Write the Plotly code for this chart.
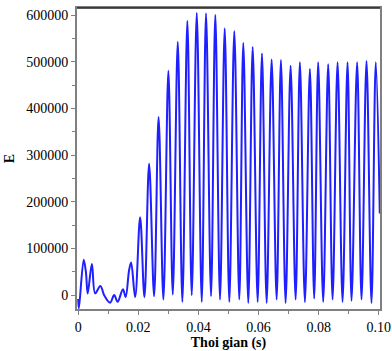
import plotly.graph_objects as go

# ---- data (time in s, E) ----
early_t = [0.0, 0.00023, 0.00183, 0.00256, 0.00316, 0.00455, 0.00565, 0.00738,
           0.00864, 0.01063, 0.01196, 0.01312, 0.01488, 0.01578, 0.01694]
early_E = [-8000, -28000, 76000, 50000, 3500, 67000, 4000, 20000,
           0, -16000, 500, -14000, 13000, -4000, 54000]

peak_t = [0.01761, 0.02060, 0.02359, 0.02674, 0.03000, 0.03312, 0.03631, 0.03944,
          0.04252, 0.04561, 0.04874, 0.05193, 0.05492, 0.05804, 0.06113, 0.06435,
          0.06744, 0.07066, 0.07375, 0.07708, 0.07983, 0.08316, 0.08628, 0.08960,
          0.09279, 0.09591, 0.09900]
peak_E = [70000, 167000, 282000, 382000, 481000, 543000, 588000, 605000,
          604000, 601000, 572000, 566000, 541000, 532000, 518000, 505000,
          504000, 492000, 499000, 485000, 499000, 495000, 499000, 499000,
          499000, 502000, 499000]

trough_t = [0.01894, 0.02203, 0.02525, 0.02834, 0.03146, 0.03465, 0.03777, 0.04110,
            0.04419, 0.04718, 0.05027, 0.05359, 0.05658, 0.05970, 0.06269, 0.06601,
            0.06900, 0.07233, 0.07542, 0.07850, 0.08150, 0.08462, 0.08794, 0.09093,
            0.09425, 0.09757]
trough_E = [-4000, -4300, -2100, -9300, 1300, -14300, 0, -14300,
            -2100, -9300, -14300, -9300, -16500, -14300, -16500, -9300,
            -16500, -9300, -14300, -7100, -14300, -9300, -14300, -12000,
            -9300, -16500]

end_t = [0.10033]
end_E = [175000]

x_ticks = [0, 0.02, 0.04, 0.06, 0.08, 0.10]
x_labels = ["0", "0.02", "0.04", "0.06", "0.08", "0.10"]
y_ticks = [0, 100000, 200000, 300000, 400000, 500000, 600000]
y_labels = ["0", "100000", "200000", "300000", "400000", "500000", "600000"]

# ---- assemble polyline ----
ts = list(early_t)
es = list(early_E)
for i in range(len(peak_t)):
    ts.append(peak_t[i]); es.append(peak_E[i])
    if i < len(trough_t):
        ts.append(trough_t[i]); es.append(trough_E[i])
ts += end_t
es += end_E

fig = go.Figure()
fig.add_trace(go.Scatter(x=ts, y=es, mode="lines",
                         line=dict(color="#1f1fff", width=2, shape="spline", smoothing=1.0),
                         hoverinfo="skip", showlegend=False))

serif = "Liberation Serif, Times New Roman, serif"
axis_font = dict(family=serif, size=14, color="black")
fig.update_layout(
    width=392, height=351,
    margin=dict(l=77, r=12, t=8, b=42),
    paper_bgcolor="white", plot_bgcolor="white",
    xaxis=dict(range=[-0.0004, 0.1004], tickvals=x_ticks, ticktext=x_labels,
               automargin=False,
               showgrid=False, zeroline=False, showline=True, linecolor="#808080",
               linewidth=2, mirror=True, ticks="outside", ticklen=4, tickcolor="#808080",
               tickwidth=1, tickfont=axis_font,
               minor=dict(dtick=0.01, tick0=0, ticks="outside", ticklen=3, tickcolor="#808080"),
               title=dict(text="<b>Thoi gian (s)</b>", font=dict(family=serif, size=14, color="black"),
                          standoff=4)),
    yaxis=dict(range=[-29500, 615500], tickvals=y_ticks, ticktext=y_labels,
               automargin=False,
               showgrid=False, zeroline=False, showline=True, linecolor="#808080",
               linewidth=2, mirror=True, ticks="outside", ticklen=4, tickcolor="#808080",
               tickwidth=1, tickfont=axis_font,
               minor=dict(dtick=50000, tick0=0, ticks="outside", ticklen=3, tickcolor="#808080"),
               title=dict(text="<b>E</b>", font=dict(family=serif, size=14, color="black"),
                          standoff=8)),
    shapes=[dict(type="line", xref="paper", yref="paper", x0=0, x1=1, y0=1, y1=1,
                 line=dict(color="#202020", width=1.5))],
)

fig.write_html("out.html")
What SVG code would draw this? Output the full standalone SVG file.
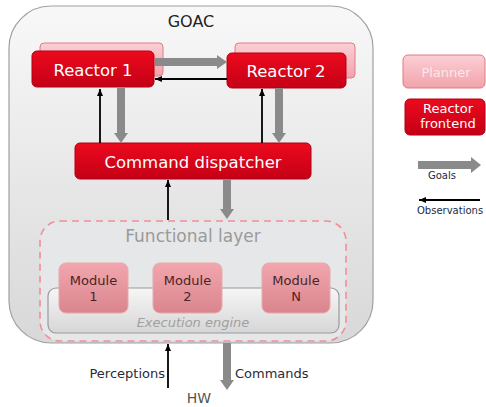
<svg xmlns="http://www.w3.org/2000/svg" width="486" height="407" viewBox="0 0 486 407">
<defs>
<linearGradient id="gGoac" x1="0" y1="0" x2="0" y2="1"><stop offset="0" stop-color="#f8f8f8"/><stop offset="1" stop-color="#d8d8d8"/></linearGradient>
<linearGradient id="gRed" x1="0" y1="0" x2="0" y2="1"><stop offset="0" stop-color="#ec0a1e"/><stop offset="1" stop-color="#c40016"/></linearGradient>
<linearGradient id="gPale" x1="0" y1="0" x2="0" y2="1"><stop offset="0" stop-color="#fbd0d5"/><stop offset="1" stop-color="#f2a2ab"/></linearGradient>
<linearGradient id="gMod" x1="0" y1="0" x2="0" y2="1"><stop offset="0" stop-color="#f2a6ad"/><stop offset="1" stop-color="#d9858e"/></linearGradient>
<linearGradient id="gExec" x1="0" y1="0" x2="0" y2="1"><stop offset="0" stop-color="#f6f6f6"/><stop offset="1" stop-color="#d6d6d6"/></linearGradient>
<marker id="bh" markerUnits="userSpaceOnUse" markerWidth="8" markerHeight="8" refX="7" refY="4" orient="auto"><path d="M0,1 L7,4 L0,7 Z" fill="#000"/></marker>
</defs>
<style>
text{font-family:"DejaVu Sans","Liberation Sans",sans-serif}
.red{fill:url(#gRed);stroke:#b00014;stroke-width:1}
.pale{fill:url(#gPale);stroke:#e07a86;stroke-width:1}
.mod{fill:url(#gMod);stroke:#e7a9ae;stroke-width:1}
.wt{fill:#fff;font-size:16.5px;text-anchor:middle}
.mt{fill:#4a2424;font-size:13px;text-anchor:middle}
.ga{fill:#8a8a8a}
.ba{stroke:#000;stroke-width:1.8;fill:none;marker-end:url(#bh)}
.lab{fill:#2a2a3a;font-size:13px}
.leg{fill:#1e2a44;font-size:10px}
</style>

<g id="goac">
<rect x="9" y="6" width="364" height="337" rx="42" fill="url(#gGoac)" stroke="#a0a0a0" stroke-width="1.2"/>
<text x="191" y="27" font-size="16" fill="#222" text-anchor="middle">GOAC</text>
</g>

<g id="reactor1">
<rect class="pale" x="40" y="43" width="123" height="33" rx="4"/>
<rect class="red" x="32" y="51" width="122" height="36" rx="5"/>
<text class="wt" x="93" y="76">Reactor 1</text>
</g>

<g id="reactor2">
<rect class="pale" x="235" y="43" width="120" height="35" rx="4"/>
<rect class="red" x="227" y="53" width="119" height="35" rx="5"/>
<text class="wt" x="286" y="77">Reactor 2</text>
</g>

<g id="dispatcher">
<rect class="red" x="75" y="143" width="236" height="36" rx="5"/>
<text class="wt" x="193" y="168">Command dispatcher</text>
</g>

<g id="functional-layer">
<rect x="40" y="221" width="306" height="120" rx="20" fill="#e6e7e8" stroke="#ef8f96" stroke-width="1.6" stroke-dasharray="7,5"/>
<text x="193" y="242" font-size="17" fill="#9a9a9a" text-anchor="middle">Functional layer</text>
</g>

<g id="execution-engine">
<rect x="48" y="288" width="291" height="45" rx="8" fill="url(#gExec)" stroke="#9a9a9a" stroke-width="1.2"/>
<text x="193" y="327" font-size="13" font-style="italic" fill="#a0a0a0" text-anchor="middle">Execution engine</text>
</g>

<g id="module1">
<rect class="mod" x="59" y="263" width="69" height="50" rx="7"/>
<text class="mt" x="93.5" y="285">Module</text>
<text class="mt" x="93.5" y="301">1</text>
</g>
<g id="module2">
<rect class="mod" x="153" y="263" width="69" height="50" rx="7"/>
<text class="mt" x="187.5" y="285">Module</text>
<text class="mt" x="187.5" y="301">2</text>
</g>
<g id="moduleN">
<rect class="mod" x="262" y="263" width="68" height="50" rx="7"/>
<text class="mt" x="296" y="285">Module</text>
<text class="mt" x="296" y="301">N</text>
</g>

<g id="connectors">
<polygon class="ga" points="155,58 217,58 217,55 227,62 217,69 217,66 155,66"/>
<line class="ba" x1="227" y1="79" x2="155" y2="79"/>
<polygon class="ga" points="117,88 125,88 125,133 128,133 121,143 114,133 117,133"/>
<line class="ba" x1="100" y1="143" x2="100" y2="89"/>
<polygon class="ga" points="275,88 283,88 283,133 286,133 279,143 272,133 275,133"/>
<line class="ba" x1="262" y1="143" x2="262" y2="89"/>
<polygon class="ga" points="223,179 231,179 231,209 234,209 227,219 220,209 223,209"/>
<line class="ba" x1="168" y1="220" x2="168" y2="180"/>
<polygon class="ga" points="223,343 231,343 231,380 234,380 227,390 220,380 223,380"/>
<line class="ba" x1="168" y1="388" x2="168" y2="344"/>
</g>

<g id="io-labels">
<text class="lab" x="165" y="378" text-anchor="end">Perceptions</text>
<text class="lab" x="235" y="378">Commands</text>
<text x="199" y="403" font-size="14" fill="#555" text-anchor="middle">HW</text>
</g>

<g id="legend">
<g id="legend-planner">
<rect class="pale" x="403" y="55" width="82" height="33" rx="5"/>
<text x="446" y="77" font-size="13" fill="#fde6e9" text-anchor="middle">Planner</text>
</g>
<g id="legend-reactor">
<rect class="red" x="405" y="99" width="80" height="36" rx="5"/>
<text x="448" y="113" font-size="13" fill="#fff" text-anchor="middle">Reactor</text>
<text x="448" y="128" font-size="13" fill="#fff" text-anchor="middle">frontend</text>
</g>
<g id="legend-goals">
<polygon class="ga" points="418,161 471,161 471,157 481,165 471,173 471,169 418,169"/>
<text class="leg" x="442" y="179" text-anchor="middle">Goals</text>
</g>
<g id="legend-observations">
<line class="ba" x1="480" y1="200" x2="419" y2="200"/>
<text class="leg" x="417" y="214">Observations</text>
</g>
</g>
</svg>
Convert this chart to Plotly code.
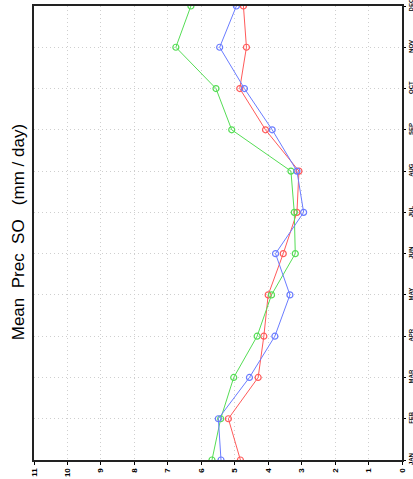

**WORK TO DO**
Pictures are excluded: retype only the lines from the beginning of the listing above through the line with "0, -16000, 500, -14000, 13000, -4000, 54000]", both included.

**WRITTEN ANSWER**
Write the Plotly code for this chart.
import plotly.graph_objects as go

# ---- data (time in s, E) ----
early_t = [0.0, 0.00023, 0.00183, 0.00256, 0.00316, 0.00455, 0.00565, 0.00738,
           0.00864, 0.01063, 0.01196, 0.01312, 0.01488, 0.01578, 0.01694]
early_E = [-8000, -28000, 76000, 50000, 3500, 67000, 4000, 20000,
           0, -16000, 500, -14000, 13000, -4000, 54000]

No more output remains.